The Inoue technique, now the most popular worldwide (3,4), uses the Inoue balloon, which enables fast positioning across the valve and is pressure-extensible to allow stepwise dilatations to be performed. Comparisons suggest that this technique makes the procedure easier, has overall equivalent efficacy to, and carries a lower risk than other techniques. In developing countries, economic constraints lead to a residual use of the double-balloon technique (5) and the reusable metallic commissurotome (6) (Fig. 25.1). Echocardiographic monitoring enables the early detection of complications and provides essential information on the mitral opening (Fig. 25.2). The following criteria have been proposed for the desired endpoint of the procedure: valve area 1cm2/m2 BSA; complete opening of at least one commissurotome; appearance or increment of regurgitation greater than grade 1/4. However, these criteria should be adapted to individual circumstances.
Immediate Results
PMC usually allows for a doubling in valve area, with a final valve area of around 2 cm2, resulting in an immediate decrease in pulmonary pressures, both at rest and during exercise.
Risks
The failure rates range from 1% to 15%, and these mostly reflect the learning curve of the operators (2, 3, 4, 5, 6, 7). Procedural mortality ranges from 0% to 3%. The incidence of hemopericardium varies from 0.5% to 5%. Embolism is encountered in 0.5% to 5% of cases. Severe mitral regurgitation (MR) occurs in 2% to 10% of patients, mostly when a heterogeneous distribution of the morphologic abnormalities is present (8). Urgent surgery is seldom required for complications (<1% in experienced centers) such as massive hemopericardium or severe MR with poor hemodynamic tolerance.

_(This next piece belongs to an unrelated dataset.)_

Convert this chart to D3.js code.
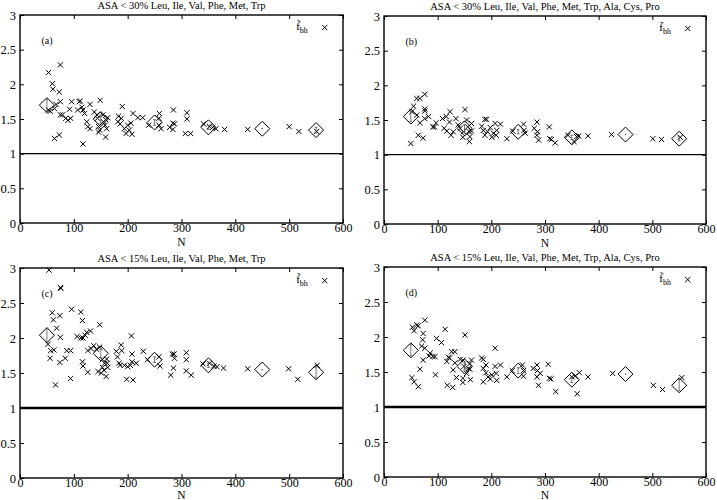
<!DOCTYPE html>
<html><head><meta charset="utf-8">
<script src="https://cdn.jsdelivr.net/npm/d3@7"></script>
<style>
body{margin:0;background:#fff;}
svg{display:block;}
svg text{font-family:"Liberation Serif","Times New Roman",serif !important;}
</style></head>
<body><svg id="c" width="717" height="500"></svg>
<script>
// ---------- data ----------
const titles = [
  "ASA < 30% Leu, Ile, Val, Phe, Met, Trp",
  "ASA < 30% Leu, Ile, Val, Phe, Met, Trp, Ala, Cys, Pro",
  "ASA < 15% Leu, Ile, Val, Phe, Met, Trp",
  "ASA < 15% Leu, Ile, Val, Phe, Met, Trp, Ala, Cys, Pro"
];
const panelLabels = ["(a)", "(b)", "(c)", "(d)"];
const legendMarks = ["\u0303", "\u0304", "\u0303", "\u0303"];
const xTicks = [0, 100, 200, 300, 400, 500, 600];
const yTicks = [0, 0.5, 1, 1.5, 2, 2.5, 3];
const meanN = [50, 150, 250, 350, 450, 550];

const nA = [53,75,60,61,73,75,67,53,56,64,75,79,85,89,92,96,94,110,112,107,115,117,120,124,126,130,130,138,143,149,144,146,146,148,154,155,158,159,161,159,163,117,64,73,182,183,186,190,188,194,197,203,206,208,210,200,219,228,239,259,258,262,258,278,284,285,284,287,310,310,307,317,341,352,358,364,380,423,500,518,551];
const fA = [2.17,2.28,2.01,1.93,1.89,1.75,1.71,1.63,1.61,1.65,1.56,1.56,1.51,1.48,1.64,1.75,1.51,1.75,1.76,1.63,1.67,1.63,1.58,1.46,1.39,1.36,1.71,1.60,1.56,1.77,1.51,1.39,1.31,1.34,1.56,1.46,1.41,1.49,1.36,1.24,1.52,1.14,1.22,1.27,1.46,1.54,1.43,1.68,1.51,1.36,1.29,1.34,1.44,1.28,1.58,1.41,1.52,1.52,1.41,1.58,1.51,1.36,1.41,1.38,1.35,1.63,1.44,1.43,1.59,1.50,1.29,1.29,1.43,1.39,1.38,1.36,1.35,1.35,1.39,1.32,1.32];
const meanA = [1.70,1.50,1.45,1.38,1.36,1.34];
const errA = [0.08,0.06,0.04,0.03,0.0,0.04];

const nB = [76,61,67,55,76,76,52,61,76,83,67,91,94,97,50,64,73,109,116,123,112,117,122,125,129,134,138,142,148,151,154,156,159,160,159,163,163,147,182,185,188,191,188,193,198,201,204,207,210,209,217,229,240,260,261,263,280,285,286,288,285,308,309,312,319,343,354,359,363,380,424,501,517,552];
const fB = [1.87,1.81,1.81,1.70,1.66,1.63,1.62,1.57,1.52,1.55,1.46,1.40,1.40,1.46,1.16,1.28,1.24,1.52,1.55,1.62,1.38,1.34,1.47,1.28,1.33,1.52,1.43,1.38,1.33,1.65,1.50,1.40,1.33,1.26,1.19,1.45,1.34,1.25,1.41,1.35,1.51,1.51,1.28,1.33,1.39,1.25,1.31,1.45,1.35,1.28,1.44,1.23,1.34,1.44,1.35,1.31,1.38,1.47,1.33,1.21,1.28,1.40,1.23,1.22,1.17,1.28,1.19,1.26,1.27,1.27,1.29,1.23,1.22,1.25];
const meanB = [1.55,1.38,1.33,1.25,1.29,1.23];
const errB = [0.07,0.05,0.03,0.03,0.0,0.03];

const nC = [54,75,76,60,62,74,68,75,52,57,63,56,74,84,87,94,66,94,96,113,116,106,113,117,121,124,131,116,117,126,126,132,137,142,148,148,145,153,153,151,156,157,161,162,160,163,179,181,184,186,188,189,194,198,200,205,207,208,208,210,216,229,237,258,260,280,283,286,285,287,309,309,309,318,340,352,360,366,378,423,499,516,552];
const fC = [2.97,2.72,2.71,2.36,2.26,2.32,2.14,2.01,1.91,1.82,1.83,1.71,1.65,1.71,1.82,1.82,1.33,1.42,2.41,2.37,2.25,2.02,2.00,2.00,2.04,2.08,2.10,1.66,1.60,1.82,1.51,1.85,1.89,1.84,2.19,1.87,1.52,1.69,1.58,1.50,1.54,1.64,1.70,1.64,1.45,1.58,1.81,1.73,1.64,1.61,1.90,1.82,1.61,1.41,1.59,1.61,2.03,1.77,1.66,1.40,1.64,1.81,1.69,1.73,1.60,1.47,1.77,1.77,1.57,1.71,1.79,1.69,1.53,1.47,1.63,1.64,1.60,1.59,1.57,1.56,1.56,1.41,1.61];
const meanC = [2.04,1.78,1.69,1.61,1.55,1.51];
const errC = [0.10,0.06,0.04,0.03,0.0,0.08];

const nD = [76,53,61,64,56,73,72,70,76,73,98,107,114,86,91,95,84,67,52,56,64,96,117,120,122,126,132,132,129,118,128,135,142,147,151,149,147,147,154,157,160,160,161,163,182,185,185,185,190,190,194,198,201,207,207,209,210,217,229,239,258,260,260,278,285,286,285,288,291,306,308,311,320,350,356,360,364,380,426,502,519,555];
const fD = [2.24,2.14,2.17,2.16,2.09,2.05,1.96,1.87,1.84,1.67,1.98,1.92,2.11,1.77,1.72,1.72,1.73,1.54,1.42,1.36,1.29,1.46,1.65,1.71,1.70,1.79,1.79,1.63,1.53,1.31,1.28,1.42,1.68,1.67,2.03,1.58,1.41,1.35,1.48,1.55,1.62,1.54,1.39,1.67,1.70,1.68,1.55,1.36,1.49,1.60,1.43,1.40,1.46,1.84,1.58,1.48,1.38,1.60,1.43,1.52,1.60,1.52,1.44,1.55,1.60,1.52,1.43,1.31,1.48,1.61,1.41,1.40,1.22,1.43,1.44,1.19,1.49,1.43,1.48,1.31,1.25,1.42];
const meanD = [1.81,1.58,1.52,1.39,1.47,1.31];
const errD = [0.08,0.05,0.04,0.04,0.0,0.08];

const panels = [
  {n:nA, f:fA, mean:meanA, err:errA, left:20, top:15, w:323, h:208, baseW:1.4},
  {n:nB, f:fB, mean:meanB, err:errB, left:384, top:16, w:322, h:208, baseW:1.4},
  {n:nC, f:fC, mean:meanC, err:errC, left:20, top:268, w:323, h:210, baseW:2.6},
  {n:nD, f:fD, mean:meanD, err:errD, left:384, top:267, w:322, h:210, baseW:2.6}
];

const svg = d3.select("#c");

function cross(g, x, y, s) {
  g.append("path")
    .attr("d", `M${x-s},${y-s}L${x+s},${y+s}M${x-s},${y+s}L${x+s},${y-s}`)
    .attr("stroke", "#000").attr("stroke-width", 1).attr("fill", "none");
}

panels.forEach((p, i) => {
  const x = d3.scaleLinear().domain([0, 600]).range([0, p.w]);
  const y = d3.scaleLinear().domain([0, 3]).range([p.h, 0]);
  const g = svg.append("g").attr("transform", `translate(${p.left},${p.top})`);

  // title
  g.append("text").attr("x", p.w/2).attr("y", -6)
    .attr("text-anchor", "middle").attr("font-size", 10.5).text(titles[i]);

  // axes with inward ticks
  const ax = d3.axisBottom(x).tickValues(xTicks).tickSize(-4).tickPadding(2).tickFormat(d3.format("d"));
  const ay = d3.axisLeft(y).tickValues(yTicks).tickSize(-4).tickPadding(4).tickFormat(d => d);
  const gx = g.append("g").attr("transform", `translate(0,${p.h})`).call(ax);
  const gy = g.append("g").call(ay);
  const gt = g.append("g").call(d3.axisTop(x).tickValues(xTicks).tickSize(-4).tickFormat(""));
  const gr = g.append("g").attr("transform", `translate(${p.w},0)`).call(d3.axisRight(y).tickValues(yTicks).tickSize(-4).tickFormat(""));
  [gx, gy, gt, gr].forEach(a => {
    a.attr("font-family", null);
    a.select(".domain").remove();
    a.selectAll("line").attr("stroke", "#000").attr("stroke-width", 1);
    a.selectAll("text").attr("font-size", 12.5).attr("fill", "#000");
  });
  gx.selectAll("text").attr("font-size", 12).attr("dy", "0.58em");
  g.append("rect").attr("width", p.w).attr("height", p.h)
    .attr("fill", "none").attr("stroke", "#000").attr("stroke-width", 1.4);

  // x-axis label
  g.append("text").attr("x", p.w/2).attr("y", Math.min(p.h + 23, 499 - p.top))
    .attr("text-anchor", "middle").attr("font-size", 11.5).text("N");

  // baseline at 1
  g.append("line").attr("x1", 0).attr("x2", p.w)
    .attr("y1", y(1)).attr("y2", y(1))
    .attr("stroke", "#000").attr("stroke-width", p.baseW);

  // panel label
  g.append("text").attr("x", x(40)).attr("y", y(2.58))
    .attr("font-size", 10).text(panelLabels[i]);

  // legend
  const lt = g.append("text").attr("x", x(513)).attr("y", y(2.78)).attr("font-size", 11).attr("fill", "#000");
  lt.append("tspan").text("f" + legendMarks[i]);
  lt.append("tspan").attr("font-size", 8).attr("dy", 3).text("bh");
  cross(g, x(566), y(2.82), 2.6);

  // points
  p.n.forEach((nv, k) => cross(g, x(nv), y(p.f[k]), 2.6));

  // means (diamonds with error bars)
  meanN.forEach((nv, k) => {
    const cx = x(nv), cy = y(p.mean[k]), r = 7.5;
    g.append("path")
      .attr("d", `M${cx},${cy-r}L${cx+r},${cy}L${cx},${cy+r}L${cx-r},${cy}Z`)
      .attr("fill", "none").attr("stroke", "#000").attr("stroke-width", 1);
    const e = p.err[k];
    if (e > 0) {
      const y1 = y(p.mean[k] - e), y2 = y(p.mean[k] + e);
      g.append("path")
        .attr("d", `M${cx},${y1}L${cx},${y2}M${cx-1.5},${y1}L${cx+1.5},${y1}M${cx-1.5},${y2}L${cx+1.5},${y2}`)
        .attr("stroke", "#555").attr("stroke-width", 0.8).attr("fill", "none");
    } else {
      g.append("circle").attr("cx", cx).attr("cy", cy).attr("r", 0.6).attr("fill", "#000");
    }
  });
});
</script></body></html>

Figure 25.1. Inoue balloon technique (upper panel). Metallic commissurotome in the open position (lower panel left). Double-balloon technique (multitrack) (lower panel right). |
Long-Term Results
When immediate results are unsatisfactory, surgery is usually required in the following months. Conversely, after successful PMC, long-term results are good in the majority of cases, 35% to 56% of patients being free of symptoms without reintervention after 10 years (9,10). When functional deterioration occurs, it is late and mainly related to restenosis (around 40% after 7 years) (9,11). Repeat PMC can be proposed in selected patients with favorable characteristics, if restenosis leads to symptoms, occurs several years after an initially successful procedure, and the predominant mechanism of restenosis is commissural refusion (12). Finally, repeat PMC is the sole option in patients with contraindications for surgery. Successful PMC also has been shown to reduce embolic risk (13).
Selection of Candidates
The first step is to eliminate contraindications (Table 25.1). To rule out the possibility of left atrial thrombosis, transesophageal echocardiography must be performed before the procedure. No consensus has been reached in cases with thrombosis localized in the left atrial appendage.
Echocardiographic assessment allows the classification of patients into anatomic groups, with a view to predicting results. Most authors use the Wilkins’ score (14) (Table 25.2), whereas others use a more general assessment of valve anatomy (4). More recently, scores have been developed that take into account the uneven distribution of anatomic abnormalities, in particular in commissural areas (15). Because predicting the results of PMC is multifactorial, other factors such as age, history of commissurotomy, functional class, small mitral valve area, and presence of tricuspid regurgitation, which are all independent predictors of results (9,10), should also be taken into account.